### SUPPLIED DATA
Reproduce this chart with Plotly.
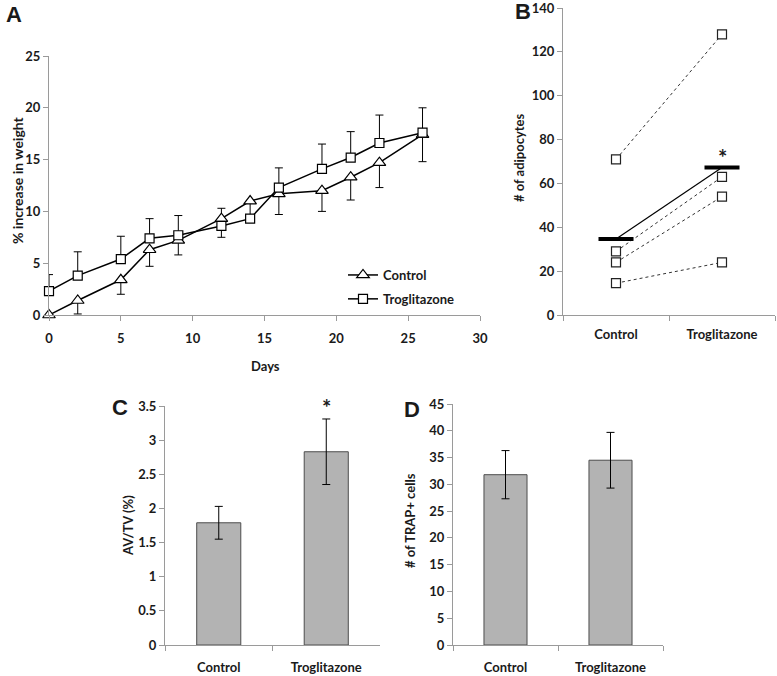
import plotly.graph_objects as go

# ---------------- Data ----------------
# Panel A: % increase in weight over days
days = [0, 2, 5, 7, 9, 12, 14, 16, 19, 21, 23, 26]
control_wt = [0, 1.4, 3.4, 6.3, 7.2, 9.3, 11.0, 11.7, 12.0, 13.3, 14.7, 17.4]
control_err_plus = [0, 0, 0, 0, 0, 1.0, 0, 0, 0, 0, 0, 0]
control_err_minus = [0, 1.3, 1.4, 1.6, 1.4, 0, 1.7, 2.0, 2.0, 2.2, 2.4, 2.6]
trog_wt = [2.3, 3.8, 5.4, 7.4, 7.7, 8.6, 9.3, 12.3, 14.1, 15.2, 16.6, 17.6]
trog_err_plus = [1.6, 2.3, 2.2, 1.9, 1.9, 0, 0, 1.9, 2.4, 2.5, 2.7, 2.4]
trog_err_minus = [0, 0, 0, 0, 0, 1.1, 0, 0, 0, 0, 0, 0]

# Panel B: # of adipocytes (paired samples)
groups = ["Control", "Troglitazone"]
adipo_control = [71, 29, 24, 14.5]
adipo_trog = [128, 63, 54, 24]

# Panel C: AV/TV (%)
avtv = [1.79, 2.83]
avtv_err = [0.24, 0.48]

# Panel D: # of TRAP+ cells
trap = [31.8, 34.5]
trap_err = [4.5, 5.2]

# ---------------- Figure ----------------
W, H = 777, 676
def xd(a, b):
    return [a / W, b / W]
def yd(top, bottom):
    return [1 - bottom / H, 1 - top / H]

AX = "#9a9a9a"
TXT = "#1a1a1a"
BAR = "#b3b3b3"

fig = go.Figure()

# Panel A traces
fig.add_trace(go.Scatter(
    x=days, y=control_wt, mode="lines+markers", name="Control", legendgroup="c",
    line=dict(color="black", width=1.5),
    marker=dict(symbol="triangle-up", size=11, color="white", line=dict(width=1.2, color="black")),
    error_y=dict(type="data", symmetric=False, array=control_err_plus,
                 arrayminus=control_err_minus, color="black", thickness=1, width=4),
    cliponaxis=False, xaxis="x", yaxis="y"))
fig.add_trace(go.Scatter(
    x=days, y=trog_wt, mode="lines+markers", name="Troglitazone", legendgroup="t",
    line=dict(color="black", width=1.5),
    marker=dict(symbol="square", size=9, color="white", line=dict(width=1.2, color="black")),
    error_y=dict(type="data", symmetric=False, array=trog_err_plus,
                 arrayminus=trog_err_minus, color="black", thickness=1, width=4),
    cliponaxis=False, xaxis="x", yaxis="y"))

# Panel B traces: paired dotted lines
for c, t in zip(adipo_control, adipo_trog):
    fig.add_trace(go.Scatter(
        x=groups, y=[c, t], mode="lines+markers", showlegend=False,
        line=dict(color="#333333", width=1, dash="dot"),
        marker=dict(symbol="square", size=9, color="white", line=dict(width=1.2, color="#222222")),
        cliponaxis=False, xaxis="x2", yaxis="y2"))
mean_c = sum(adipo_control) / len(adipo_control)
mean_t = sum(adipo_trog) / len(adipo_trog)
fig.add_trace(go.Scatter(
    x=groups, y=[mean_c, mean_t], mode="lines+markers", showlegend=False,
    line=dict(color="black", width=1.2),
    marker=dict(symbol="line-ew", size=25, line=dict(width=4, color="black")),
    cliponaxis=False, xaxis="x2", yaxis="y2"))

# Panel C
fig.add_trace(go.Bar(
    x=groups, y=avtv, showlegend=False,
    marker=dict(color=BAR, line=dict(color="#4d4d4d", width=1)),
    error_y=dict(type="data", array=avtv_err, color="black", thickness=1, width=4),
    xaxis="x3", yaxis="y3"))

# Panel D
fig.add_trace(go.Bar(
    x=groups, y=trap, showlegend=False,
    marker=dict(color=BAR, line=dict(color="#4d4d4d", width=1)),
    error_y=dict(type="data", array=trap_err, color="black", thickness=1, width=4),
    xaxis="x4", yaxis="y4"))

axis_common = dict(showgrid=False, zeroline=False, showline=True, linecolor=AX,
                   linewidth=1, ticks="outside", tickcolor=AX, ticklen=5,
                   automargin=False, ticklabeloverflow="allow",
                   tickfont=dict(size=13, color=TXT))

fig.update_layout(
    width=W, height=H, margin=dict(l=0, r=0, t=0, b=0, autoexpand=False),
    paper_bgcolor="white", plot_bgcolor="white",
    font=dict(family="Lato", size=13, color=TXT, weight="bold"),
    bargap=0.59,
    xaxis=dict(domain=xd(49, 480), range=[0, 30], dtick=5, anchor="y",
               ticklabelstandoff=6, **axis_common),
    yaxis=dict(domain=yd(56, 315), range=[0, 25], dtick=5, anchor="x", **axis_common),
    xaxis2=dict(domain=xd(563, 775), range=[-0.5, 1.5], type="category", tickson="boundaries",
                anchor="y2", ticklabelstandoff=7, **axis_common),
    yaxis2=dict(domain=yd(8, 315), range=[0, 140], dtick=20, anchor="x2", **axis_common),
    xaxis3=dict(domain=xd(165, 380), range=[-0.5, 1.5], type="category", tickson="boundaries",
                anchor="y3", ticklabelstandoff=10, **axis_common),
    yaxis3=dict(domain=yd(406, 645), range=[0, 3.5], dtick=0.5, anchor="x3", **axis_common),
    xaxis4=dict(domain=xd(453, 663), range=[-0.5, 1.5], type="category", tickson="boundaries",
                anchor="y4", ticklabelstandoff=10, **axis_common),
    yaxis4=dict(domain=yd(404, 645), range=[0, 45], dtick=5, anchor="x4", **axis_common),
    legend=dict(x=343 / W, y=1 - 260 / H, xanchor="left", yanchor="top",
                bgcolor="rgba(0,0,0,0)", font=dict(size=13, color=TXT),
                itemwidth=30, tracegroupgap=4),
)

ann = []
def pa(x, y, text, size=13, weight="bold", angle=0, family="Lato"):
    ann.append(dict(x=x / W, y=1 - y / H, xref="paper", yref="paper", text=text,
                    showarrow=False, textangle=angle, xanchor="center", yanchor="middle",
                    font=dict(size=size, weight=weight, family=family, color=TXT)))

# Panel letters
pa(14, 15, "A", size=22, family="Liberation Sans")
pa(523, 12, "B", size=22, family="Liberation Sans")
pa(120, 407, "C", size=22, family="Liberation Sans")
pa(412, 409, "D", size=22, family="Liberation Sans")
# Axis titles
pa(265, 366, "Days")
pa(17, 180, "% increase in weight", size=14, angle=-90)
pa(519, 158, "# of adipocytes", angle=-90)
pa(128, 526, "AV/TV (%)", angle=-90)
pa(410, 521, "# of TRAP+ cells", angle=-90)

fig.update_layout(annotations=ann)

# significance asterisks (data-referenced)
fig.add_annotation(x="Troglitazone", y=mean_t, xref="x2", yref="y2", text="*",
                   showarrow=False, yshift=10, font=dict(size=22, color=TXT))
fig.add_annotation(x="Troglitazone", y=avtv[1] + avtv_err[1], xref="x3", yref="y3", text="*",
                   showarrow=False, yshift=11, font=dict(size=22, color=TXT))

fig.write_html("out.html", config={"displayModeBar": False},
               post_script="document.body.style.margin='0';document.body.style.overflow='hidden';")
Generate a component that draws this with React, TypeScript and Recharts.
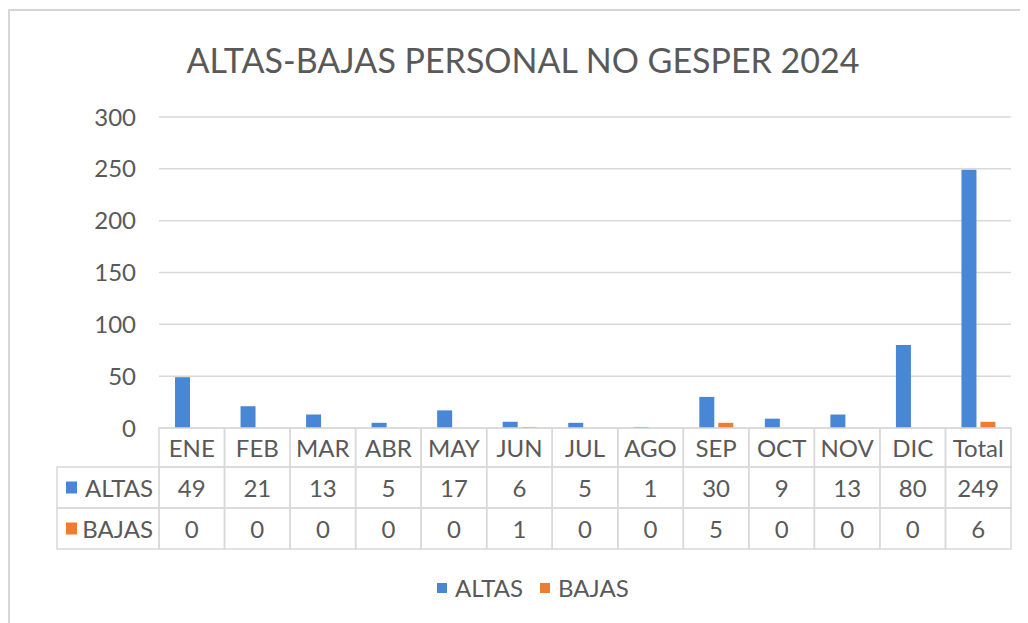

### EXERCISE INSTRUCTIONS
All entries must be written out again exactly as given, with no pictures in the copy.

### COMPLETED EXERCISE
Reproduce this chart with Plotly.
import plotly.graph_objects as go

# ---------------- Data ----------------
# Panel A: % increase in weight over days
days = [0, 2, 5, 7, 9, 12, 14, 16, 19, 21, 23, 26]
control_wt = [0, 1.4, 3.4, 6.3, 7.2, 9.3, 11.0, 11.7, 12.0, 13.3, 14.7, 17.4]
control_err_plus = [0, 0, 0, 0, 0, 1.0, 0, 0, 0, 0, 0, 0]
control_err_minus = [0, 1.3, 1.4, 1.6, 1.4, 0, 1.7, 2.0, 2.0, 2.2, 2.4, 2.6]
trog_wt = [2.3, 3.8, 5.4, 7.4, 7.7, 8.6, 9.3, 12.3, 14.1, 15.2, 16.6, 17.6]
trog_err_plus = [1.6, 2.3, 2.2, 1.9, 1.9, 0, 0, 1.9, 2.4, 2.5, 2.7, 2.4]
trog_err_minus = [0, 0, 0, 0, 0, 1.1, 0, 0, 0, 0, 0, 0]

# Panel B: # of adipocytes (paired samples)
groups = ["Control", "Troglitazone"]
adipo_control = [71, 29, 24, 14.5]
adipo_trog = [128, 63, 54, 24]

# Panel C: AV/TV (%)
avtv = [1.79, 2.83]
avtv_err = [0.24, 0.48]

# Panel D: # of TRAP+ cells
trap = [31.8, 34.5]
trap_err = [4.5, 5.2]

# ---------------- Figure ----------------
W, H = 777, 676
def xd(a, b):
    return [a / W, b / W]
def yd(top, bottom):
    return [1 - bottom / H, 1 - top / H]

AX = "#9a9a9a"
TXT = "#1a1a1a"
BAR = "#b3b3b3"

fig = go.Figure()

# Panel A traces
fig.add_trace(go.Scatter(
    x=days, y=control_wt, mode="lines+markers", name="Control", legendgroup="c",
    line=dict(color="black", width=1.5),
    marker=dict(symbol="triangle-up", size=11, color="white", line=dict(width=1.2, color="black")),
    error_y=dict(type="data", symmetric=False, array=control_err_plus,
                 arrayminus=control_err_minus, color="black", thickness=1, width=4),
    cliponaxis=False, xaxis="x", yaxis="y"))
fig.add_trace(go.Scatter(
    x=days, y=trog_wt, mode="lines+markers", name="Troglitazone", legendgroup="t",
    line=dict(color="black", width=1.5),
    marker=dict(symbol="square", size=9, color="white", line=dict(width=1.2, color="black")),
    error_y=dict(type="data", symmetric=False, array=trog_err_plus,
                 arrayminus=trog_err_minus, color="black", thickness=1, width=4),
    cliponaxis=False, xaxis="x", yaxis="y"))

# Panel B traces: paired dotted lines
for c, t in zip(adipo_control, adipo_trog):
    fig.add_trace(go.Scatter(
        x=groups, y=[c, t], mode="lines+markers", showlegend=False,
        line=dict(color="#333333", width=1, dash="dot"),
        marker=dict(symbol="square", size=9, color="white", line=dict(width=1.2, color="#222222")),
        cliponaxis=False, xaxis="x2", yaxis="y2"))
mean_c = sum(adipo_control) / len(adipo_control)
mean_t = sum(adipo_trog) / len(adipo_trog)
fig.add_trace(go.Scatter(
    x=groups, y=[mean_c, mean_t], mode="lines+markers", showlegend=False,
    line=dict(color="black", width=1.2),
    marker=dict(symbol="line-ew", size=25, line=dict(width=4, color="black")),
    cliponaxis=False, xaxis="x2", yaxis="y2"))

# Panel C
fig.add_trace(go.Bar(
    x=groups, y=avtv, showlegend=False,
    marker=dict(color=BAR, line=dict(color="#4d4d4d", width=1)),
    error_y=dict(type="data", array=avtv_err, color="black", thickness=1, width=4),
    xaxis="x3", yaxis="y3"))

# Panel D
fig.add_trace(go.Bar(
    x=groups, y=trap, showlegend=False,
    marker=dict(color=BAR, line=dict(color="#4d4d4d", width=1)),
    error_y=dict(type="data", array=trap_err, color="black", thickness=1, width=4),
    xaxis="x4", yaxis="y4"))

axis_common = dict(showgrid=False, zeroline=False, showline=True, linecolor=AX,
                   linewidth=1, ticks="outside", tickcolor=AX, ticklen=5,
                   automargin=False, ticklabeloverflow="allow",
                   tickfont=dict(size=13, color=TXT))

fig.update_layout(
    width=W, height=H, margin=dict(l=0, r=0, t=0, b=0, autoexpand=False),
    paper_bgcolor="white", plot_bgcolor="white",
    font=dict(family="Lato", size=13, color=TXT, weight="bold"),
    bargap=0.59,
    xaxis=dict(domain=xd(49, 480), range=[0, 30], dtick=5, anchor="y",
               ticklabelstandoff=6, **axis_common),
    yaxis=dict(domain=yd(56, 315), range=[0, 25], dtick=5, anchor="x", **axis_common),
    xaxis2=dict(domain=xd(563, 775), range=[-0.5, 1.5], type="category", tickson="boundaries",
                anchor="y2", ticklabelstandoff=7, **axis_common),
    yaxis2=dict(domain=yd(8, 315), range=[0, 140], dtick=20, anchor="x2", **axis_common),
    xaxis3=dict(domain=xd(165, 380), range=[-0.5, 1.5], type="category", tickson="boundaries",
                anchor="y3", ticklabelstandoff=10, **axis_common),
    yaxis3=dict(domain=yd(406, 645), range=[0, 3.5], dtick=0.5, anchor="x3", **axis_common),
    xaxis4=dict(domain=xd(453, 663), range=[-0.5, 1.5], type="category", tickson="boundaries",
                anchor="y4", ticklabelstandoff=10, **axis_common),
    yaxis4=dict(domain=yd(404, 645), range=[0, 45], dtick=5, anchor="x4", **axis_common),
    legend=dict(x=343 / W, y=1 - 260 / H, xanchor="left", yanchor="top",
                bgcolor="rgba(0,0,0,0)", font=dict(size=13, color=TXT),
                itemwidth=30, tracegroupgap=4),
)

ann = []
def pa(x, y, text, size=13, weight="bold", angle=0, family="Lato"):
    ann.append(dict(x=x / W, y=1 - y / H, xref="paper", yref="paper", text=text,
                    showarrow=False, textangle=angle, xanchor="center", yanchor="middle",
                    font=dict(size=size, weight=weight, family=family, color=TXT)))

# Panel letters
pa(14, 15, "A", size=22, family="Liberation Sans")
pa(523, 12, "B", size=22, family="Liberation Sans")
pa(120, 407, "C", size=22, family="Liberation Sans")
pa(412, 409, "D", size=22, family="Liberation Sans")
# Axis titles
pa(265, 366, "Days")
pa(17, 180, "% increase in weight", size=14, angle=-90)
pa(519, 158, "# of adipocytes", angle=-90)
pa(128, 526, "AV/TV (%)", angle=-90)
pa(410, 521, "# of TRAP+ cells", angle=-90)

fig.update_layout(annotations=ann)

# significance asterisks (data-referenced)
fig.add_annotation(x="Troglitazone", y=mean_t, xref="x2", yref="y2", text="*",
                   showarrow=False, yshift=10, font=dict(size=22, color=TXT))
fig.add_annotation(x="Troglitazone", y=avtv[1] + avtv_err[1], xref="x3", yref="y3", text="*",
                   showarrow=False, yshift=11, font=dict(size=22, color=TXT))

fig.write_html("out.html", config={"displayModeBar": False},
               post_script="document.body.style.margin='0';document.body.style.overflow='hidden';")
Generate a component that draws this with React, TypeScript and Recharts.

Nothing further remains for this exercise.